Key questions for growers and cooperatives

• Demand profile: What’s the seasonal nitrogen curve across your crops and acres? How much flexibility do you have to shift applications?
• Power price and availability: Can you secure low-cost, low-carbon electricity at sufficient capacity? Is interconnection feasible, or is behind-the-meter generation preferable?
• Product form: Do you want anhydrous/UAN flexibility (favoring ammonia) or fertigation-ready nitrate (favoring plasma)?
• Site and permitting: Do you have space for containers, storage tanks, and safety setbacks? What permits and training will be required?
• Operations: Who will manage routine maintenance, water treatment, and safety drills? How will you monitor and verify product quality?
• Risk and finance: Are there offtake partners, grants, or incentives that de-risk a first deployment?

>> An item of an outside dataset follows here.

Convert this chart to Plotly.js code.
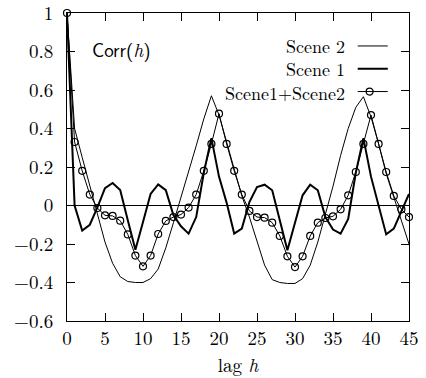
<!DOCTYPE html>
<html>
<head>
<meta charset="utf-8">
<script src="https://cdn.plot.ly/plotly-3.0.1.min.js"></script>
<style>html,body{margin:0;padding:0;background:#fff;}#chart{width:426px;height:378px;}</style>
</head>
<body>
<div id="chart"></div>
<script>
var lags = [];
for (var i = 0; i <= 45; i++) lags.push(i);

var scene2 = [1.0, 0.40, 0.25, 0.10, -0.04, -0.19, -0.30, -0.37, -0.395, -0.40,
  -0.40, -0.38, -0.33, -0.22, -0.09, 0.04, 0.18, 0.31, 0.45, 0.57,
  0.47, 0.33, 0.18, 0.05, -0.06, -0.19, -0.31, -0.385, -0.40, -0.405,
  -0.405, -0.38, -0.31, -0.19, -0.05, 0.10, 0.26, 0.40, 0.51, 0.565,
  0.46, 0.32, 0.165, 0.04, -0.08, -0.20];

var scene1 = [1.0, 0.0, -0.13, -0.10, -0.01, 0.09, 0.117, 0.08, -0.077, -0.23,
  -0.086, 0.06, 0.11, 0.08, -0.05, -0.108, -0.146, -0.06, 0.17, 0.35,
  0.15, 0.015, -0.146, -0.12, 0.018, 0.096, 0.108, 0.079, -0.077, -0.233,
  -0.09, 0.053, 0.108, 0.079, -0.06, -0.125, -0.146, -0.07, 0.17, 0.35,
  0.15, 0.0, -0.15, -0.12, -0.03, 0.06];

var combined = [1.0, 0.33, 0.18, 0.057, -0.013, -0.051, -0.054, -0.079, -0.15, -0.26,
  -0.316, -0.26, -0.148, -0.08, -0.06, -0.047, -0.011, 0.057, 0.18, 0.32,
  0.477, 0.32, 0.18, 0.057, -0.028, -0.06, -0.063, -0.089, -0.158, -0.264,
  -0.32, -0.264, -0.158, -0.089, -0.065, -0.056, -0.02, 0.053, 0.174, 0.32,
  0.47, 0.32, 0.174, 0.05, -0.02, -0.06];

var seriesNames = ["Scene 2", "Scene 1", "Scene1+Scene2"];
var xTicks = [0, 5, 10, 15, 20, 25, 30, 35, 40, 45];
var yTicks = [-0.6, -0.4, -0.2, 0, 0.2, 0.4, 0.6, 0.8, 1];
var yTickText = ["\u22120.6", "\u22120.4", "\u22120.2", "0", "0.2", "0.4", "0.6", "0.8", "1"];

var serif = "Latin Modern Roman, Liberation Serif, serif";
var serifFont = {family: serif, size: 19, color: "#000"};
var legFont = {family: serif, size: 18, color: "#000"};

var traces = [
  {x: lags, y: scene2, name: seriesNames[0], mode: "lines", type: "scatter",
   line: {color: "#000", width: 1}},
  {x: lags, y: scene1, name: seriesNames[1], mode: "lines", type: "scatter",
   line: {color: "#000", width: 2}},
  {x: lags, y: combined, name: seriesNames[2], mode: "lines+markers", type: "scatter",
   line: {color: "#000", width: 1},
   marker: {symbol: "circle-open", size: 7, color: "#000", line: {width: 1.2, color: "#000"}},
   cliponaxis: false}
];

var legY = [0.893, 0.819, 0.745];
var legTextX = 0.818, legX0 = 0.850, legX1 = 0.938, legMarkX = 0.885;

var annotations = [
  {xref: "paper", yref: "paper", x: 0.068, y: 0.882, xanchor: "left", yanchor: "middle",
   showarrow: false,
   text: 'Corr(<span style="font-family:Latin Modern Roman"><i>h</i></span>)',
   font: {family: "Latin Modern Sans, Liberation Sans, sans-serif", size: 19, color: "#000"}},
  {xref: "paper", yref: "paper", x: legTextX, y: legY[1], xanchor: "right", yanchor: "middle",
   align: "right", showarrow: false, text: seriesNames.join("<br>"), font: legFont}
];
var shapes = [];
for (var k = 0; k < 3; k++) {
  shapes.push({type: "line", xref: "paper", yref: "paper", x0: legX0, x1: legX1,
    y0: legY[k], y1: legY[k], line: {color: "#000", width: k === 1 ? 2 : 1}});
}
shapes.push({type: "circle", xref: "paper", yref: "paper", xsizemode: "pixel", ysizemode: "pixel",
  xanchor: legMarkX, yanchor: legY[2], x0: -3.5, x1: 3.5, y0: -3.5, y1: 3.5,
  line: {color: "#000", width: 1.2}});

var layout = {
  width: 426, height: 378,
  margin: {l: 66.7, r: 16.7, t: 12.7, b: 57.3},
  paper_bgcolor: "#fff", plot_bgcolor: "#fff",
  showlegend: false,
  font: serifFont,
  xaxis: {range: [0, 45], tickvals: xTicks, ticks: "inside", ticklen: 8, tickwidth: 1,
    tickcolor: "#000", showline: true, linecolor: "#000", linewidth: 1, mirror: "ticks",
    showgrid: false, zeroline: false, tickfont: serifFont, ticklabelstandoff: 0,
    ticklabeloverflow: "allow",
    title: {text: "lag <i>h</i>", font: serifFont, standoff: 3}},
  yaxis: {range: [-0.6, 1], tickvals: yTicks, ticktext: yTickText, ticks: "inside", ticklen: 8,
    tickwidth: 1, tickcolor: "#000", showline: true, linecolor: "#000", linewidth: 1,
    mirror: "ticks", showgrid: false, zeroline: true, zerolinecolor: "#000", zerolinewidth: 1,
    tickfont: serifFont, ticklabelstandoff: 9, ticklabeloverflow: "allow"},
  annotations: annotations,
  shapes: shapes
};

Plotly.newPlot("chart", traces, layout, {displayModeBar: false, staticPlot: true});
</script>
</body>
</html>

Environmental accounting beyond the plant gate

Low-carbon production cuts upstream emissions, but the nitrogen cycle in the field still drives nitrous oxide—a potent greenhouse gas. The biggest climate wins come from pairing on-site production with agronomy that reduces over-application and times availability to crop uptake. Better timing, inhibitors where appropriate, cover crops, and precision tools complement the hardware shift.

What to watch in the next 12 months

• Standardized certification of low-carbon fertilizer, enabling growers to capture value for scope 3 reductions.
• Policy clarity around clean hydrogen and renewable-based fertilizers, which influences project finance.
• Efficiency gains in plasma reactors, plus ruggedization for farm environments.
• Ammonia microreactors designed for frequent startup/shutdown, improving compatibility with solar-only sites.
• Integration with digital farm platforms, from forecasting to automated setpoints based on weather and crop stage.

The bottom line

Decentralized nitrogen won’t replace every big ammonia plant, but it doesn’t have to. For growers looking to tame volatility, shrink carbon footprints, and align inputs with agronomy, making fertilizer on-site is moving from science fair to serious option. The right fit depends on crops, power, and appetite for operating new systems. With careful planning and credible partners, the farm of the future may produce not just food, but the nitrogen that feeds it.